To jitter a variable for your plot, you can use the jitter function. The jitter function can work with simply the variable you wish to jitter as the only input, or can take additional arguments to specify the amount of jitter you want to apply. Consider each of the jittered graphs below in Figure 1.7 showing a the number of cylinders in a car’s engine plotted against the horsepower of the vehicle. The graphs were created using the shown code.

plot(jitter(mtcars$cyl), mtcars$hp)
plot(jitter(mtcars$cyl, .5), mtcars$hp)
plot(jitter(mtcars$cyl, 1.5), mtcars$hp)
(a) Default jitter
(b) Half Jitter
(c) 1.5x Jitter
Figure 1.7: Three jitter sizes

Adding color or changing your plotting characters can be done inside your plot function call using the col and pch inputs. Specifying col is for color, and pch is for plotting character. As you can see below, sometimes you might get a little creative with arithmetic to pull out the numbered plotting characters you’re after. The numbers one through ten can pull out colors for you as well, or you can specify color names as done here, or even hex code color references.

par(mar=c(4,4,1,1))
plot(mtcars$wt, mtcars$hp, col=c("steelblue", "tomato")[mtcars$am+1], pch=16)
legend("bottomright", c("Automatic", "Manual"), 
       col=c("steelblue", "tomato"), pch=16)

plot(mtcars$wt, mtcars$hp, pch=(mtcars$am+5)+mtcars$am*9)
legend("bottomright", c("Automatic", "Manual"), pch=c(5, 15))
(a) Transmission type by color
(b) Transmission type by plotting character
Figure 1.8: Transmission

The continuous color approach is best done going beyond the base R plot command. Options include using the plt function in the tinyplot library or switching to ggplot graphics and the ggplot2 library. Both of these options are shown in Figure 1.9.

library(tinyplot)
plt(mtcars$wt, mtcars$mpg, by=mtcars$hp, 
    xlab="Weight (1,000 lbs)", ylab="MPG", pch=16)

library(ggplot2)
ggplot(data=mtcars, aes(x=wt, y=mpg, color=hp))+
  geom_point()
(a) tinyplot
(b) ggplot
Figure 1.9: Two R plotting packages options

Creating a scatterplot matrix is very straightforward provided your data is in a data frame. Using the plot command on a data frame will automatically create a scatterplot matrix. If you want only a subset of the columns, specify the columns you want in square brackets.

plot(mtcars[,c(1,4,6)])

On Your Own

  1. Consider the trees dataset built into R via the datasets library. This dataframe gives the girth, height, and volume of Black Cherry trees.

    1. Create a scatter plot matrix of the tree data. Based on your plot, if you want to estimate a tree’s volume, what is more helpful to know: the tree’s girth or the tree’s height? Explain your choice.

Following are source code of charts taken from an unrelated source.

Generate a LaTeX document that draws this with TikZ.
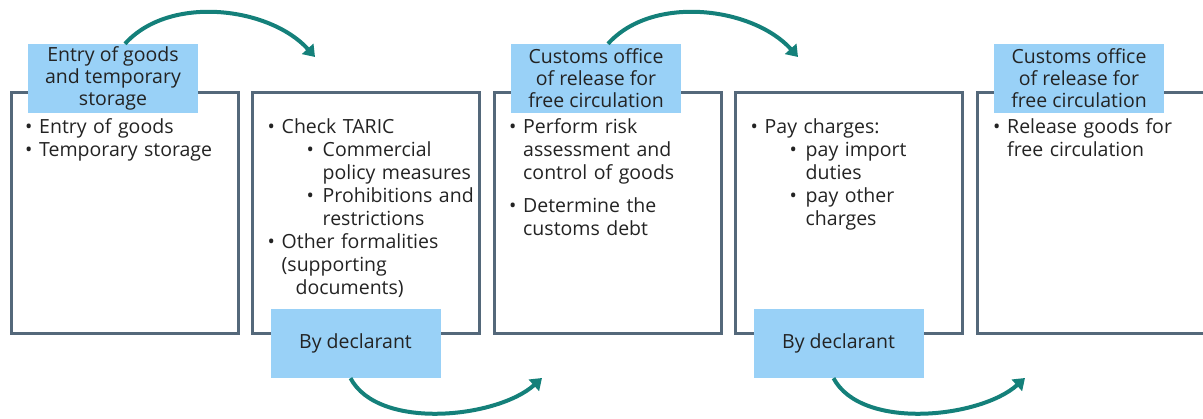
\documentclass[tikz,border=0pt]{standalone}
\usepackage{fontspec}
\setmainfont{Open Sans}
\usepackage{enumitem}
\usetikzlibrary{positioning,calc,arrows.meta}

\definecolor{frame}{RGB}{84,104,122}
\definecolor{headblue}{RGB}{153,209,247}
\definecolor{flowteal}{RGB}{20,128,122}
\definecolor{ink}{RGB}{35,35,35}

\setlist[itemize,1]{label=\makebox[14pt][l]{\textbullet}, leftmargin=29pt, labelwidth=14pt,
	labelsep=0pt, topsep=0pt, partopsep=0pt, parsep=0pt, itemsep=0pt}
\setlist[itemize,2]{label=\makebox[16pt][l]{\textbullet}, leftmargin=41pt, labelwidth=16pt,
	labelsep=0pt, topsep=0pt, partopsep=0pt, parsep=0pt, itemsep=0pt}

\tikzstyle{stage} = [rectangle, minimum width = 227pt, minimum height = 240.5pt, 
	line width = 3pt, draw = frame]
\tikzstyle{office} = [rectangle, minimum width = 170pt, minimum height = 69pt, 
	inner sep = 0pt, fill = headblue, text = ink, align = center, 
	font = \fontsize{19.5pt}{22pt}\selectfont]
\tikzstyle{tasks} = [anchor = north west, inner sep = 0pt, text width = 222pt, 
	align = left, text = ink, font = \fontsize{19.5pt}{23pt}\selectfont]
\tikzstyle{flow} = [line width = 4pt, draw = flowteal, 
	-{Triangle[length = 11pt, width = 15pt]}]

\begin{document}
\begin{tikzpicture}[x = 1pt, y = 1pt, node distance = 11.5pt]

\useasboundingbox (0,0) rectangle (1203,419);

% the five stages
\node (stage1) [stage] at (124.5,205.75) {};
\node (stage2) [stage, right = of stage1] {};
\node (stage3) [stage, right = of stage2] {};
\node (stage4) [stage, right = of stage3] {};
\node (stage5) [stage, right = of stage4] {};

% who does it
\node (office1) [office] at ($(stage1.north)+(-11.5,13)$) 
	{Entry of goods\\and temporary\\storage};
\node (office3) [office] at ($(stage3.north)+(-11.5,13)$) 
	{Customs office\\of release for\\free circulation};
\node (office5) [office] at ($(stage5.north)+(-11.5,13)$) 
	{Customs office\\of release for\\free circulation};
\node (decl2) [office] at ($(stage2.south)+(-10.5,-8.5)$) {By declarant};
\node (decl4) [office] at ($(stage4.south)+(-10.5,-8.5)$) {By declarant};

% what is done
\node (tasks1) [tasks] at ($(stage1.north west)+(0.5,-19)$) {
	\begin{itemize}
		\item Entry of goods
		\item Temporary storage
	\end{itemize}};
\node (tasks2) [tasks] at ($(stage2.north west)+(1.5,-19)$) {
	\begin{itemize}
		\item Check TARIC
		\begin{itemize}
			\item Commercial\newline policy measures
			\item Prohibitions and\newline restrictions
		\end{itemize}
		\item Other formalities\newline (supporting\newline\hspace*{14pt}documents)
	\end{itemize}};
\node (tasks3) [tasks] at ($(stage3.north west)+(1.5,-19)$) {
	\begin{itemize}[itemsep = 10pt]
		\item Perform risk\newline assessment and\newline control of goods
		\item Determine the\newline customs debt
	\end{itemize}};
\node (tasks4) [tasks] at ($(stage4.north west)+(1.5,-19)$) {
	\begin{itemize}
		\item Pay charges:
		\begin{itemize}
			\item pay import\newline duties
			\item pay other\newline charges
		\end{itemize}
	\end{itemize}};
\node (tasks5) [tasks] at ($(stage5.north west)+(2.5,-19)$) {
	\begin{itemize}
		\item Release goods for\newline free circulation
	\end{itemize}};

% arcs between the stages
\coordinate (from1) at ($(office1.north)+(12,0)$);
\coordinate (from2) at ($(decl2.south)+(-5,0)$);
\coordinate (from3) at ($(office3.north)+(12,0)$);
\coordinate (from4) at ($(decl4.south)+(-5,0)$);
\coordinate (land2) at ($(stage2.north west)+(64,34.5)$);
\coordinate (land3) at ($(stage3.south west)+(49.5,-43)$);
\coordinate (land4) at ($(stage4.north west)+(64,34.5)$);
\coordinate (land5) at ($(stage5.south west)+(49.5,-43)$);

\draw [flow] (from1) to [out = 48, in = 132, looseness = 0.9] (land2);
\draw [flow] (from2) to [out = -62, in = -138, looseness = 0.8] (land3);
\draw [flow] (from3) to [out = 48, in = 132, looseness = 0.9] (land4);
\draw [flow] (from4) to [out = -62, in = -138, looseness = 0.8] (land5);

\end{tikzpicture}
\end{document}
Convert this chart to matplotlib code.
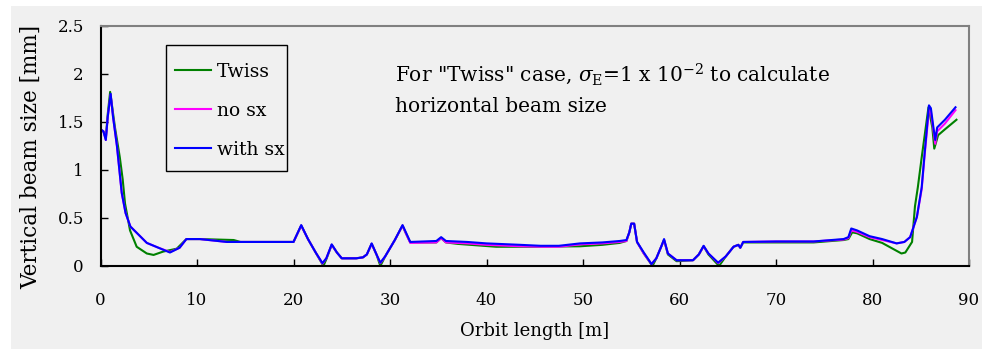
import numpy as np
import matplotlib
matplotlib.use('Agg')
import matplotlib.pyplot as plt
from matplotlib.patches import Rectangle

plt.rcParams['font.family'] = 'serif'
plt.rcParams['font.serif'] = ['DejaVu Serif']
plt.rcParams['mathtext.fontset'] = 'dejavuserif'

# orbit positions [m] shared by the "no sx" and "with sx" curves
orbit = [0, 0.3, 0.55, 0.75, 1.05, 1.3, 1.7, 2.2, 2.6, 3.1,
         4.0, 4.8, 6.0, 7.2, 8.2, 8.9, 10.3, 13.1, 20.0, 20.8,
         21.5, 22.3, 23.0, 23.4, 23.96, 24.5, 25.0, 26.5, 27.2, 27.6,
         28.1, 28.6, 29.0, 29.5, 30.5, 31.3, 31.6, 32.1, 34.8, 35.3,
         35.8, 38, 40, 43.5, 45.6, 47.5, 49.7, 52, 53.8, 54.5,
         54.8, 55.0, 55.3, 55.6, 56.3, 57.1, 57.6, 58.1, 58.4, 58.8,
         59.7, 61.4, 62.0, 62.5, 63.0, 64.0, 64.8, 65.6, 66.1, 66.3,
         66.6, 70, 73.9, 77, 77.5, 77.8, 78.4, 79.7, 81, 82.5,
         83.3, 83.9, 84.6, 85.1, 85.4, 85.85, 86.05, 86.3, 86.5, 86.7,
         87.5, 88.6]

with_sx = [1.42, 1.40, 1.31, 1.55, 1.79, 1.55, 1.25, 0.76, 0.55, 0.41,
           0.32, 0.24, 0.19, 0.14, 0.19, 0.28, 0.28, 0.25, 0.25, 0.425,
           0.28, 0.14, 0.03, 0.08, 0.225, 0.14, 0.08, 0.08, 0.09, 0.12,
           0.235, 0.12, 0.035, 0.10, 0.27, 0.425, 0.36, 0.25, 0.26, 0.30,
           0.26, 0.25, 0.235, 0.22, 0.21, 0.21, 0.235, 0.245, 0.26, 0.27,
           0.35, 0.44, 0.44, 0.25, 0.14, 0.02, 0.08, 0.20, 0.28, 0.13,
           0.06, 0.06, 0.12, 0.21, 0.13, 0.035, 0.10, 0.20, 0.22, 0.19,
           0.25, 0.255, 0.255, 0.28, 0.30, 0.39, 0.37, 0.31, 0.28, 0.235,
           0.25, 0.30, 0.51, 0.82, 1.17, 1.67, 1.64, 1.45, 1.31, 1.44,
           1.52, 1.65]

no_sx = [1.42, 1.40, 1.31, 1.55, 1.78, 1.55, 1.25, 0.76, 0.55, 0.41,
         0.32, 0.24, 0.19, 0.145, 0.19, 0.28, 0.28, 0.25, 0.25, 0.42,
         0.28, 0.14, 0.025, 0.08, 0.22, 0.14, 0.08, 0.08, 0.09, 0.12,
         0.23, 0.12, 0.03, 0.10, 0.27, 0.42, 0.35, 0.24, 0.245, 0.29,
         0.245, 0.235, 0.22, 0.205, 0.2, 0.2, 0.225, 0.235, 0.25, 0.26,
         0.35, 0.44, 0.44, 0.25, 0.13, 0.02, 0.08, 0.20, 0.27, 0.13,
         0.06, 0.06, 0.12, 0.205, 0.13, 0.03, 0.10, 0.20, 0.22, 0.19,
         0.25, 0.255, 0.255, 0.275, 0.29, 0.37, 0.355, 0.30, 0.27, 0.235,
         0.25, 0.30, 0.51, 0.80, 1.15, 1.62, 1.60, 1.42, 1.27, 1.40,
         1.48, 1.62]

orbit_twiss = [0, 0.3, 0.55, 0.75, 1.0, 1.5, 2.0, 2.3, 2.54, 3.06,
               3.75, 4.8, 5.5, 6.5, 7.9, 8.9, 10.3, 13.8, 14.5, 20.0,
               20.8, 21.5, 22.3, 23.1, 23.4, 23.96, 24.5, 25.0, 26.5, 27.2,
               27.6, 28.1, 28.6, 29.0, 29.5, 30.5, 31.3, 31.6, 32.1, 34.8,
               35.3, 35.8, 37, 41, 45, 49.7, 52, 53.8, 54.5, 54.8,
               55.0, 55.3, 55.6, 56.3, 57.2, 57.6, 58.1, 58.4, 58.8, 59.7,
               61.4, 62.0, 62.5, 63.0, 64.1, 64.8, 65.6, 66.1, 66.3, 66.6,
               70, 73.9, 77, 77.5, 77.9, 78.4, 79.7, 81, 83.0, 83.4,
               84.1, 84.4, 84.7, 85.1, 85.8, 86.2, 86.4, 86.8, 87.5, 88.7]

twiss = [1.42, 1.40, 1.33, 1.58, 1.81, 1.44, 1.13, 0.9, 0.65, 0.37,
         0.20, 0.13, 0.115, 0.15, 0.18, 0.28, 0.28, 0.27, 0.25, 0.25,
         0.42, 0.28, 0.14, 0.0, 0.07, 0.22, 0.14, 0.08, 0.08, 0.09,
         0.12, 0.23, 0.12, 0.0, 0.10, 0.27, 0.42, 0.35, 0.245, 0.245,
         0.29, 0.245, 0.23, 0.2, 0.2, 0.205, 0.22, 0.24, 0.26, 0.35,
         0.44, 0.44, 0.25, 0.13, 0.0, 0.08, 0.20, 0.27, 0.12, 0.05,
         0.06, 0.12, 0.205, 0.12, 0.0, 0.10, 0.20, 0.22, 0.19, 0.245,
         0.245, 0.245, 0.27, 0.28, 0.35, 0.34, 0.28, 0.24, 0.13, 0.14,
         0.25, 0.62, 0.82, 1.13, 1.65, 1.44, 1.22, 1.36, 1.42, 1.52]

bg = '#f0f0f0'

fig = plt.figure(figsize=(9.89, 3.49), dpi=100, facecolor='white')
fig.patches.append(Rectangle((11/989, 0), 971/989, 343/349, transform=fig.transFigure,
                             facecolor=bg, edgecolor='none', zorder=-10))

ax = fig.add_axes([100.5/989, 1 - 266/349, 868.5/989, 240.5/349])
ax.set_facecolor(bg)

ax.plot(orbit_twiss, twiss, color='#008000', lw=1.5, label='Twiss')
ax.plot(orbit, no_sx, color='#ff00ff', lw=1.5, label='no sx')
ax.plot(orbit, with_sx, color='#0000ff', lw=1.5, label='with sx')

ax.set_xlim(0, 90)
ax.set_ylim(0, 2.5)
ax.set_xticks(np.arange(0, 91, 10))
ax.set_yticks([0, 0.5, 1, 1.5, 2, 2.5])
ax.set_yticklabels(['0', '0.5', '1', '1.5', '2', '2.5'])
ax.tick_params(direction='in', length=5, width=1, labelsize=12)
ax.tick_params(axis='x', pad=19)
ax.tick_params(axis='y', pad=12)

for s in ['left', 'bottom']:
    ax.spines[s].set_color('black')
    ax.spines[s].set_linewidth(1.5)
for s in ['top', 'right']:
    ax.spines[s].set_color('#808080')
    ax.spines[s].set_linewidth(1.5)

ax.set_xlabel('Orbit length [m]', fontsize=13, labelpad=9)
ax.set_ylabel('Vertical beam size [mm]', fontsize=15.5)
ax.yaxis.set_label_coords(-0.067, 0.455)

# legend without its own frame, boxed by a plain black rectangle
leg = ax.legend(loc='upper left', bbox_to_anchor=(0.0858, 0.845), borderaxespad=0,
                fontsize=13.5, frameon=False, labelspacing=1.12,
                handlelength=1.9, handletextpad=0.35, borderpad=0)
ax.add_patch(Rectangle((0.0754, 0.395), 0.1393, 0.524, transform=ax.transAxes,
                       facecolor='none', edgecolor='black', lw=1.0, zorder=5))

ax.text(0.339, 0.80, 'For "Twiss" case, $\\sigma_{\\rm E}$=1 x 10$^{-2}$ to calculate',
        transform=ax.transAxes, fontsize=14.5, ha='left', va='center')
ax.text(0.339, 0.665, 'horizontal beam size',
        transform=ax.transAxes, fontsize=14.5, ha='left', va='center')

plt.savefig('out.png', dpi=100, facecolor=fig.get_facecolor())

    2. Create a scatter plot of tree height and volume. Use plotting character 16, a solid circle for trees with a girth greater than 13 and an empty triangle for trees with a girth less than 13. Include a legend. What do you see of interest in this plot?

  2. Consider the swiss dataset built into R via the datasets library. Use the help menu to learn about this data covering fertility and socioeconomic indicators over 47 provinces in 1888.

    1. Create a scatterplot matrix of all columns in the the swiss data frame. Which included socioeconomic factors, if any, are positively related to fertility rate?

    2. Using your scatterplot matrix from part a, which socioeconomic factors, if any, are negatively related to fertility rate?

    3. Create a scatterplot with the percent of males in agricultural occupations on the X-axis and fertility rate on the Y-axis. Use plotting character 16, the solid circle. For provinces with a population that is less than 50% Catholic, make the circles orchid. For provinces with a population that is over 50% Catholic, make the circles royalblue3. Do you see any interesting relationships in your graph? Explain.

    4. Create a scatterplot with the percent of males in agricultural occupations on the X-axis and the rate of education beyond primary school on the Y-axis. Use plotting character 16, the solid circle and color it using a continuous color scale for percent Catholic. Do you see any interesting relationships in your graph? Explain.